Jared Allen is every bit as funny as the dickhead in the elevator who says “suck it in” when there’s one more person that wants to squeeze in.
But he loves a camera almost as much as Cinco.
Sometimes when I eats too muchadatdereol ice creamanstuff I gets me a case o the schisms real bad. Gotta run to demfarroff bushes to make sure I don’t schism all over muhself donchakno.
After what interception does Purple Jesus take out the shotgun and put BrittFavra down.
Thet boy’s pullin’ yer laig…
They teach abstinence…and that’s why the Vikes will never fuck anybody up.
@ Theotis Jones
that may be one of my top ten favorite simpsons moments ever. win.
Speaking of Squidbillies…
Early: “Nah, nah, there’s no “g” in muddin’, it’s m-u-d-d-i-n. Muddin’.”

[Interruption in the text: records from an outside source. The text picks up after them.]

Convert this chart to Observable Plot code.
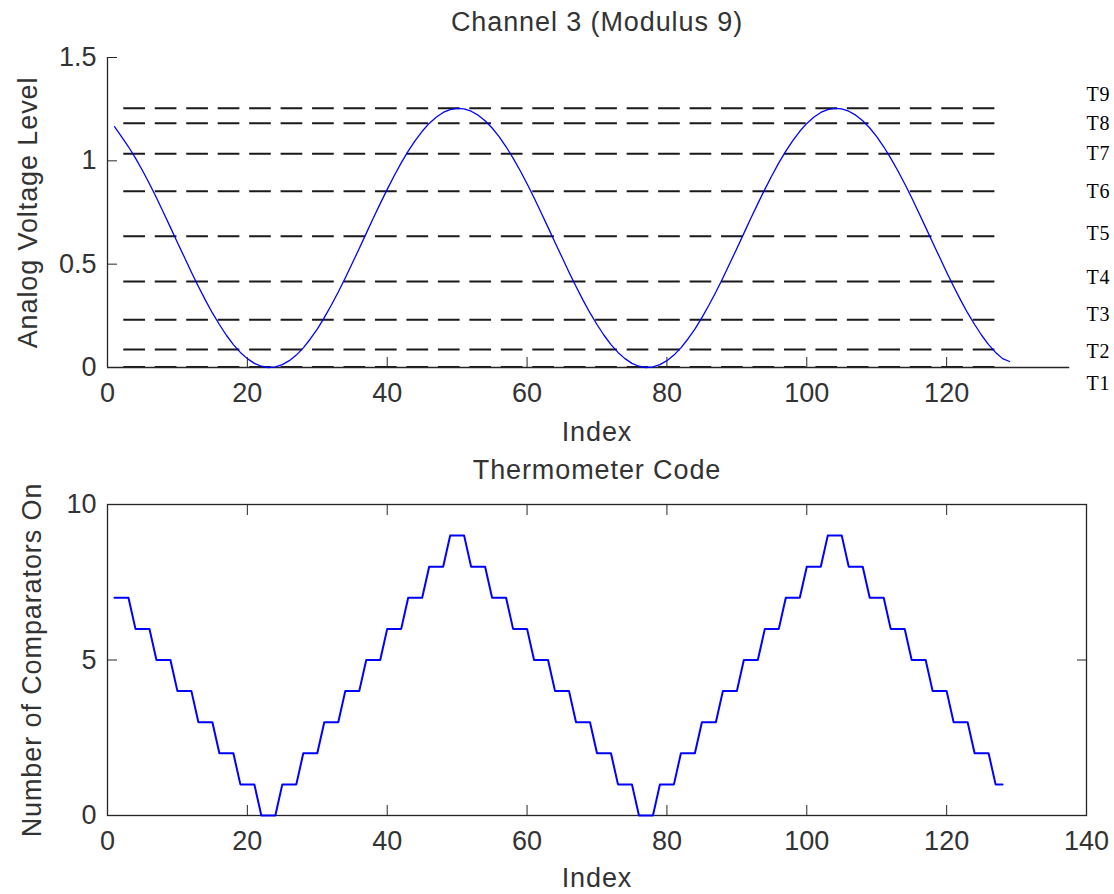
<!DOCTYPE html>
<html>
<head>
<meta charset="utf-8">
<script src="https://cdn.jsdelivr.net/npm/d3@7"></script>
<script src="https://cdn.jsdelivr.net/npm/@observablehq/plot@0.6"></script>
<style>
  html, body { margin: 0; padding: 0; background: #fff; }
  #wrap { position: relative; width: 1114px; height: 894px; overflow: hidden; background: #fff; }
  #wrap svg { display: block; }
  #wrap svg g[aria-label="text"] text { letter-spacing: 0.9px; }
</style>
</head>
<body>
<div id="wrap"></div>
<script>
// ---- Data ----
const topTitle = "Channel 3 (Modulus 9)";
const bottomTitle = "Thermometer Code";
const xLabel = "Index";
const topYLabel = "Analog Voltage Level";
const bottomYLabel = "Number of Comparators On";

// analog voltage, samples 1..129
const voltage = [
  1.165,1.117,1.068,1.013,0.953,0.889,0.821,0.750,0.678,0.605,0.533,0.461,0.392,0.326,0.264,0.208,0.156,0.111,0.073,0.043,0.020,0.006,
  0.000,
  0.003,0.014,0.033,0.060,0.095,0.138,0.186,0.241,0.301,0.365,0.433,0.504,0.576,0.649,0.722,0.793,0.862,0.928,0.990,1.047,1.098,1.143,1.181,1.211,1.234,1.248,1.254,
  1.251,1.240,1.221,1.194,1.159,1.117,1.068,1.013,0.953,0.889,0.821,0.750,0.678,0.605,0.533,0.461,0.392,0.326,0.264,0.208,0.156,0.111,0.073,0.043,0.020,0.006,0.000,
  0.003,0.014,0.033,0.060,0.095,0.138,0.186,0.241,0.301,0.365,0.433,0.504,0.576,0.649,0.722,0.793,0.862,0.928,0.990,1.047,1.098,1.143,1.181,1.211,1.234,1.248,1.254,
  1.251,1.240,1.221,1.194,1.159,1.117,1.068,1.013,0.953,0.889,0.821,0.750,0.678,0.605,0.533,0.461,0.392,0.326,0.264,0.208,0.156,0.111,0.073,0.043,0.029
];

// number of comparators on, samples 1..128
const comparators = [
  7,7,7,6,6,6,5,5,5,4,4,4,3,3,3,2,2,2,1,1,1,0,0,0,
  1,1,1,2,2,2,3,3,3,4,4,4,5,5,5,6,6,6,7,7,7,8,8,8,9,9,9,
  8,8,8,7,7,7,6,6,6,5,5,5,4,4,4,3,3,3,2,2,2,1,1,1,0,0,0,
  1,1,1,2,2,2,3,3,3,4,4,4,5,5,5,6,6,6,7,7,7,8,8,8,9,9,9,
  8,8,8,7,7,7,6,6,6,5,5,5,4,4,4,3,3,3,2,2,2,1,1
];

// comparator threshold levels T1..T9
const thresholds = [0.003, 0.087, 0.231, 0.416, 0.635, 0.853, 1.034, 1.182, 1.254];
const thresholdNames = ["T1","T2","T3","T4","T5","T6","T7","T8","T9"];
const thresholdLabelLevels = [-0.076, 0.077, 0.256, 0.437, 0.650, 0.849, 1.035, 1.182, 1.319];
const thresholdStart = 1, thresholdEnd = 128;

const xTicksTop = [0, 20, 40, 60, 80, 100, 120];
const xTicksBottom = [0, 20, 40, 60, 80, 100, 120, 140];
const yTicksTop = [0, 0.5, 1, 1.5];
const yTickLabelsTop = ["0", "0.5", "1", "1.5"];
const yTicksBottom = [0, 5, 10];
const xAxisEndTop = 137.6;

// ---- Styling ----
const FONT = "'Liberation Sans', Arial, Helvetica, sans-serif";
const INK = "#262626";
const TEXT = "#333333";
const BLUE = "#0000ff";

const common = {
  width: 1114,
  height: 447,
  marginLeft: 107,
  marginRight: 28,
  marginTop: 57,
  style: { fontFamily: FONT, fontSize: "27px", color: TEXT, background: "#fff", overflow: "visible" }
};

const topPts = voltage.map((v, i) => ({ idx: i + 1, v }));
const topChart = Plot.plot({
  ...common,
  marginBottom: 80,
  x: { domain: [0, 140] },
  y: { domain: [0, 1.5] },
  marks: [
    Plot.ruleY(thresholds, {
      y: d => d, x1: thresholdStart, x2: thresholdEnd,
      stroke: "#1a1a1a", strokeWidth: 2,
      strokeDasharray: "21.7,9.76", strokeDashoffset: 22.16
    }),
    Plot.ruleX([0], { y1: 0, y2: 1.5, stroke: INK, strokeWidth: 1.3 }),
    Plot.ruleY([0], { x1: 0, x2: xAxisEndTop, stroke: INK, strokeWidth: 1.3 }),
    Plot.line(topPts, { x: "idx", y: "v", stroke: BLUE, strokeWidth: 1.3 }),
    Plot.axisX({ ticks: xTicksTop, tickSize: -10, tickPadding: 25.3, tickFormat: d => String(d), label: null, stroke: INK }),
    Plot.axisY({ ticks: yTicksTop, tickSize: -10, tickPadding: 21, tickFormat: d => yTickLabelsTop[yTicksTop.indexOf(d)], label: null, stroke: INK }),
    Plot.text([topTitle], { frameAnchor: "top", lineAnchor: "middle", textAnchor: "middle", dy: -35, text: d => d }),
    Plot.text([xLabel], { frameAnchor: "bottom", lineAnchor: "middle", textAnchor: "middle", dy: 65, text: d => d }),
    Plot.text([topYLabel], { frameAnchor: "left", lineAnchor: "middle", textAnchor: "middle", dx: -79, rotate: -90, text: d => d }),
    Plot.text(thresholdNames, {
      y: (d, i) => thresholdLabelLevels[i], text: d => d,
      frameAnchor: "right", textAnchor: "start", lineAnchor: "middle", dx: 0,
      fontFamily: "'Liberation Serif', 'Times New Roman', serif", fontSize: 20, fill: "#000"
    })
  ]
});

const botPts = comparators.map((c, i) => ({ idx: i + 1, c }));
const bottomChart = Plot.plot({
  ...common,
  marginBottom: 79,
  x: { domain: [0, 140] },
  y: { domain: [0, 10] },
  marks: [
    Plot.frame({ stroke: INK, strokeWidth: 1.3 }),
    Plot.line(botPts, { x: "idx", y: "c", stroke: BLUE, strokeWidth: 2 }),
    Plot.axisX({ anchor: "bottom", ticks: xTicksBottom, tickSize: -10, tickPadding: 25.3, tickFormat: d => String(d), label: null, stroke: INK }),
    Plot.axisX({ anchor: "top", ticks: xTicksBottom, tickSize: -10, tickFormat: () => "", label: null, stroke: INK }),
    Plot.axisY({ anchor: "left", ticks: yTicksBottom, tickSize: -10, tickPadding: 21, tickFormat: d => String(d), label: null, stroke: INK }),
    Plot.axisY({ anchor: "right", ticks: yTicksBottom, tickSize: -10, tickFormat: () => "", label: null, stroke: INK }),
    Plot.text([bottomTitle], { frameAnchor: "top", lineAnchor: "middle", textAnchor: "middle", dy: -34, text: d => d }),
    Plot.text([xLabel], { frameAnchor: "bottom", lineAnchor: "middle", textAnchor: "middle", dy: 63, text: d => d }),
    Plot.text([bottomYLabel], { frameAnchor: "left", lineAnchor: "middle", textAnchor: "middle", dx: -75, rotate: -90, text: d => d })
  ]
});

const wrap = document.getElementById("wrap");
wrap.appendChild(topChart);
wrap.appendChild(bottomChart);
</script>
</body>
</html>
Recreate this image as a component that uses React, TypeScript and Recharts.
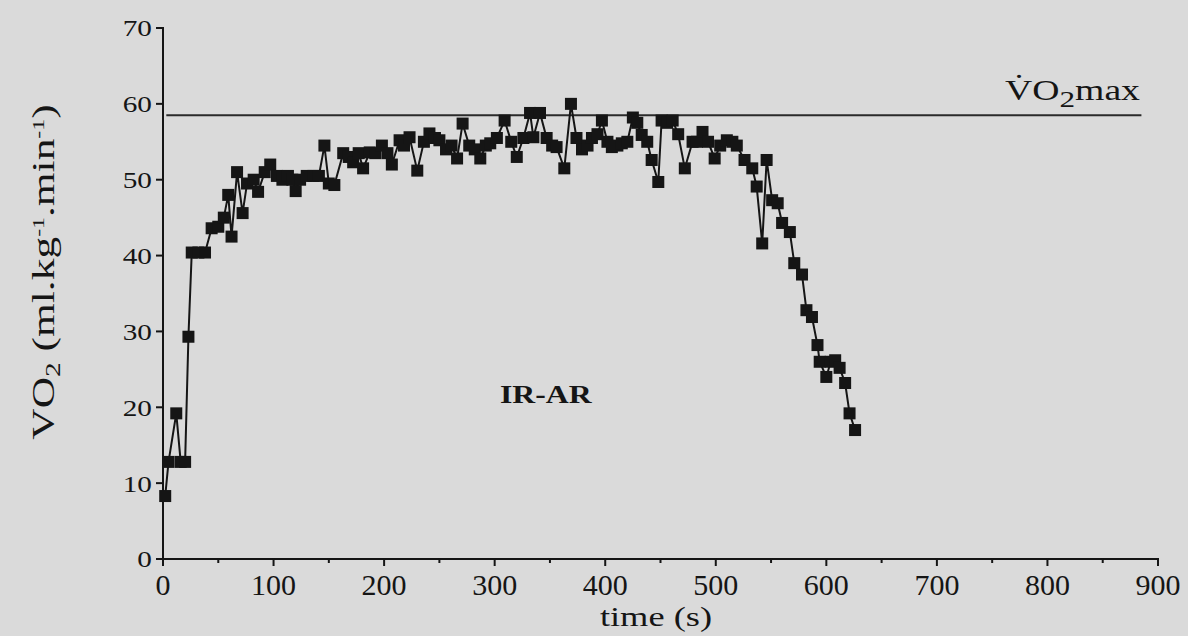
import { LineChart, Line, XAxis, YAxis, ReferenceLine } from "recharts"

// time (s) of each sample and the VO2 read at it
const TIME = [
  2, 5, 12, 16, 20, 23, 26, 32, 38, 44, 50, 55, 59, 62, 67, 72, 76, 82, 86, 92,
  97, 103, 108, 113, 117, 120, 124, 130, 136, 141, 146, 150, 155, 163, 168, 172, 177, 181, 187, 192,
  198, 203, 207, 214, 218, 223, 230, 236, 241, 246, 250, 256, 261, 266, 271, 277, 282, 287, 292, 296,
  302, 309, 315, 320, 326, 332, 335, 341, 347, 352, 356, 363, 369, 374, 379, 384, 388, 393, 397, 402,
  406, 411, 415, 420, 425, 429, 433, 438, 442, 448, 451, 456, 461, 466, 472, 479, 483, 488, 493, 499,
  504, 510, 515, 519, 526, 533, 537, 542, 546, 551, 556, 560, 567, 571, 578, 582, 587, 592, 594, 600,
  604, 608, 612, 617, 621, 626,
]
const VO2 = [
  8.3, 12.8, 19.2, 12.8, 12.8, 29.3, 40.4, 40.4, 40.4, 43.6, 43.8, 45, 48, 42.5, 51, 45.6, 49.5, 50, 48.4, 51,
  52, 50.5, 50, 50.5, 50, 48.5, 50, 50.5, 50.5, 50.5, 54.5, 49.5, 49.3, 53.5, 53, 52.3, 53.5, 51.5, 53.6, 53.5,
  54.5, 53.5, 52, 55.2, 54.5, 55.6, 51.2, 55, 56.1, 55.5, 55.2, 54, 54.5, 52.8, 57.4, 54.5, 54, 52.8, 54.5, 54.8,
  55.5, 57.8, 55, 53, 55.5, 58.8, 55.6, 58.8, 55.5, 54.5, 54.3, 51.5, 60, 55.5, 54, 54.5, 55.5, 56, 57.8, 55,
  54.3, 54.5, 54.8, 55, 58.2, 57.5, 55.9, 55, 52.6, 49.7, 57.8, 57.5, 57.8, 56, 51.5, 55, 55, 56.3, 55, 52.8,
  54.5, 55.2, 55, 54.5, 52.6, 51.5, 49.1, 41.6, 52.6, 47.3, 46.9, 44.3, 43.1, 39, 37.5, 32.8, 31.9, 28.2, 26, 24,
  26, 26.2, 25.2, 23.2, 19.2, 17,
]
const X_TICKS = [0, 50, 100, 150, 200, 250, 300, 350, 400, 450, 500, 550, 600, 650, 700, 750, 800, 850, 900]
const Y_TICKS = [0, 10, 20, 30, 40, 50, 60, 70]
const VO2_MAX = 58.5

const data = TIME.map((t, i) => ({ t, v: VO2[i] }))

const serif = "'Liberation Serif', 'DejaVu Serif', serif"
const ink = "#151515"

function XTick(props: any) {
  const { x, y, payload } = props
  const major = payload.value % 100 === 0
  return (
    <g>
      <line x1={x} x2={x} y1={y - 1} y2={y + (major ? 7 : 4)} stroke={ink} strokeWidth={2} />
      {major && (
        <text x={x} y={y + 36} textAnchor="middle" fontFamily={serif} fontSize={30} fill={ink}>
          {payload.value}
        </text>
      )}
    </g>
  )
}

function YTick(props: any) {
  const { x, y, payload } = props
  return (
    <g>
      <line x1={x - 7} x2={x + 1} y1={y} y2={y} stroke={ink} strokeWidth={2} />
      <text
        transform={`translate(${x - 11},${y}) scale(1.22,1)`}
        dy="0.35em"
        textAnchor="end"
        fontFamily={serif}
        fontSize={24}
        fill={ink}
      >
        {payload.value}
      </text>
    </g>
  )
}

function SquareDot(props: any) {
  const { cx, cy, index } = props
  return <rect key={index} x={cx - 6} y={cy - 6} width={12} height={12} fill={ink} />
}

export default function App() {
  return (
    <div style={{ position: "absolute", left: 0, top: 0, width: 1188, height: 636, overflow: "hidden", background: "#dadada", fontFamily: serif }}>
      <LineChart width={1188} height={636} data={data} margin={{ top: 28, right: 30, bottom: 0, left: 0 }}>
        <XAxis
          type="number"
          dataKey="t"
          domain={[0, 900]}
          ticks={X_TICKS}
          interval={0}
          height={77}
          tickSize={0}
          tickMargin={0}
          tickLine={false}
          axisLine={{ stroke: ink, strokeWidth: 2 }}
          tick={XTick}
        />
        <YAxis
          type="number"
          domain={[0, 70]}
          ticks={Y_TICKS}
          interval={0}
          width={163}
          tickSize={0}
          tickMargin={0}
          tickLine={false}
          axisLine={{ stroke: ink, strokeWidth: 2 }}
          tick={YTick}
        />
        <ReferenceLine
          segment={[{ x: 3, y: VO2_MAX }, { x: 885, y: VO2_MAX }]}
          stroke="#2a2a2a"
          strokeWidth={2}
        />
        <Line
          type="linear"
          dataKey="v"
          stroke={ink}
          strokeWidth={2}
          dot={SquareDot}
          activeDot={false}
          isAnimationActive={false}
        />
      </LineChart>

      <div style={{ position: "absolute", left: 1005, top: 74, fontSize: 29, color: ink, whiteSpace: "nowrap", transform: "scaleX(1.3)", transformOrigin: "left top" }}>
        V̇O<sub style={{ fontSize: 24, verticalAlign: "-0.3em" }}>2</sub>max
      </div>
      <div style={{ position: "absolute", left: 500, top: 381, fontSize: 25, fontWeight: "bold", color: ink, transform: "scaleX(1.27)", transformOrigin: "left top" }}>
        IR-AR
      </div>
      <div style={{ position: "absolute", left: 656, top: 602, lineHeight: "30px", transform: "translateX(-50%) scaleX(1.3)", fontSize: 28, color: ink, whiteSpace: "nowrap" }}>
        time (s)
      </div>
      <div
        style={{
          position: "absolute",
          left: 46,
          top: 272,
          transform: "translate(-50%, -50%) rotate(-90deg) scaleX(1.4)",
          fontSize: 31,
          color: ink,
          whiteSpace: "nowrap",
        }}
      >
        VO<sub style={{ fontSize: 21, verticalAlign: "-0.25em" }}>2</sub> (ml.kg<sup style={{ fontSize: 17, verticalAlign: "0.6em" }}>-1</sup>.min<sup style={{ fontSize: 17, verticalAlign: "0.6em" }}>-1</sup>)
      </div>
    </div>
  )
}
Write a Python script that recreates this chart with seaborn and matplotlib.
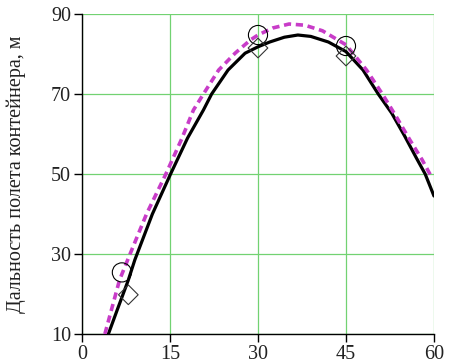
import pandas as pd
import matplotlib
matplotlib.use('Agg')
import matplotlib.pyplot as plt
import seaborn as sns

# Curve: solid black (calculation)
calc_x = [4.5, 6, 7.9, 9, 12, 15.1, 18, 20.7, 22.1, 24.9, 27.8, 30, 32, 34.5, 36.8,
          39, 42, 45, 47.9, 50.5, 52.8, 55, 57, 58.5, 60]
calc_y = [10, 16, 23.5, 28.5, 40, 50, 59, 66, 70, 76, 80.2, 81.8, 83, 84.2, 84.75,
          84.4, 83, 80.6, 76, 70, 65.2, 59.5, 54, 50, 44.5]

# Dashed magenta curve
alt_x = [3.9, 6.4, 8, 11, 14.3, 17, 19, 20.7, 23.3, 26.1, 28.7, 30, 32.5, 35.3,
         38, 41, 45, 48.5, 51.2, 53.5, 55.9, 58, 59.6]
alt_y = [10, 23.5, 29.3, 40, 50, 58.8, 66, 70, 76, 80.2, 83.5, 84.75, 86.5, 87.5,
         87.2, 85.8, 82.3, 76, 70, 64.5, 58.5, 53.5, 49.2]

# Experimental points
circ_x = [6.8, 30, 45]
circ_y = [25.4, 84.75, 82]
diam_x = [7.9, 30, 45]
diam_y = [19.8, 81.5, 79.5]

x_ticks = [0, 15, 30, 45, 60]
y_ticks = [10, 30, 50, 70, 90]
ylabel = 'Дальность полета контейнера, м'

sns.set_style('white')
plt.rcParams['font.family'] = ['Liberation Serif', 'DejaVu Serif']

fig = plt.figure(figsize=(4.54, 3.63), dpi=100)
ax = fig.add_axes([0.1806, 0.0799, 0.7753, 0.8815])

calc = pd.DataFrame({'x': calc_x, 'y': calc_y})
alt = pd.DataFrame({'x': alt_x, 'y': alt_y})

sns.lineplot(data=alt, x='x', y='y', sort=False, estimator=None, ax=ax,
             color='#c83cc8', linewidth=2.6, linestyle=(0, (2.0, 1.3)), zorder=4)
sns.lineplot(data=calc, x='x', y='y', sort=False, estimator=None, ax=ax,
             color='black', linewidth=2.3, zorder=3)
sns.scatterplot(x=circ_x, y=circ_y, ax=ax, marker='o', s=190,
                facecolor='none', edgecolor='black', linewidth=0.8, zorder=5)
sns.scatterplot(x=diam_x, y=diam_y, ax=ax, marker='D', s=100,
                facecolor='none', edgecolor='#333333', linewidth=0.8, zorder=5)

ax.set_xlim(0, 60)
ax.set_ylim(10, 90)
ax.set_xticks(x_ticks)
ax.set_yticks(y_ticks)
ax.grid(True, color='#72d272', linewidth=0.9)
ax.set_axisbelow(True)
for s in ['top', 'right']:
    ax.spines[s].set_visible(False)
for s in ['left', 'bottom']:
    ax.spines[s].set_color('black')
    ax.spines[s].set_linewidth(1.0)
ax.tick_params(direction='out', length=6, width=1, color='black',
               labelsize=14.5, labelcolor='#222222', left=True, bottom=True, pad=2)
ax.set_xlabel('')
ax.set_ylabel(ylabel, fontsize=14.5, color='#222222', labelpad=18)

fig.savefig('out.png', dpi=100)
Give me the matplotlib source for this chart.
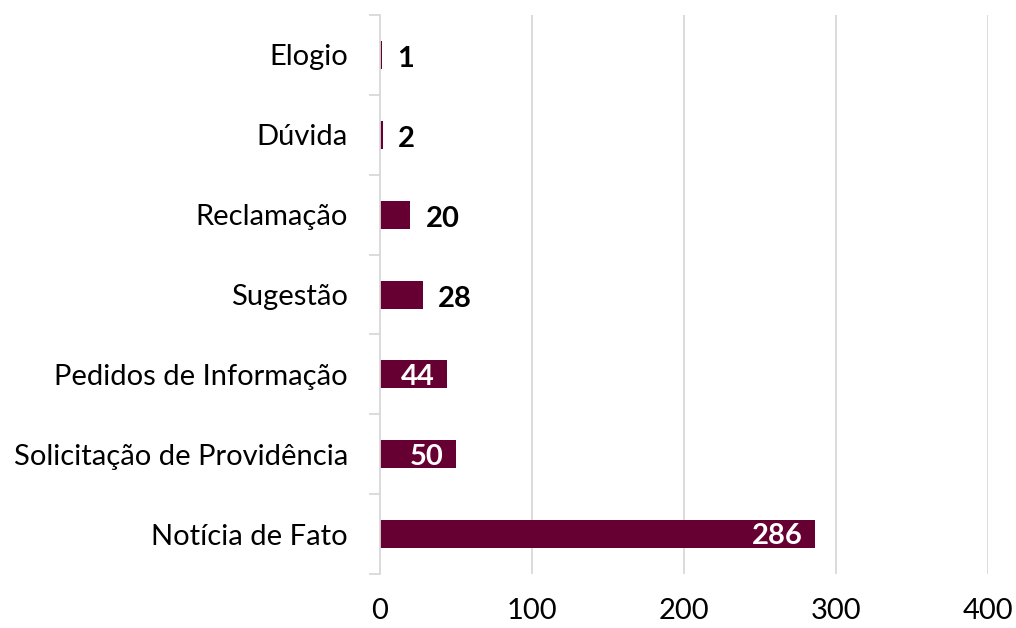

Schism, ain’t dat dere a girl part where ya stick yur ding dong?
He learned the hard way about paddlin’ the school canoe because “…ooh, you better believe that’s a paddlin’.”
this makes me happy that this is drews favorite team. thats what he gets for the chiefs references in the book.
/knows all teams are fair game, still doesnt care.
Can we get Brett Favre to defenestrate himself?
That was poetry. Sheer poetry.
I’m still drunk at noon and I have to deal with this?
No.
This almost makes the absence of Sexy Friday worth it…
Is Allen’s smellhound named Geech?
/gratuitous Simpsons reference
I got the schisms once from eatin’ too many a them there green apples.
“Unabated to the QB, now what that means is….unabated, now thats a big word, thats like, thats like…”mayonnaise.” That’s the biggest word I know.”
-John Madden, ca. 1994, overheard on an NFL Network old tyme playoff game replay
Is it any wonder these here are his kinda’ folks?
Brittfar fixin’ ta mosey ’round behind dat dur Norseline an chuck the ol’ pigskurn right to dem dang ol’ d-backs
Peter King got schism all over himself just thinking about Brett Farve.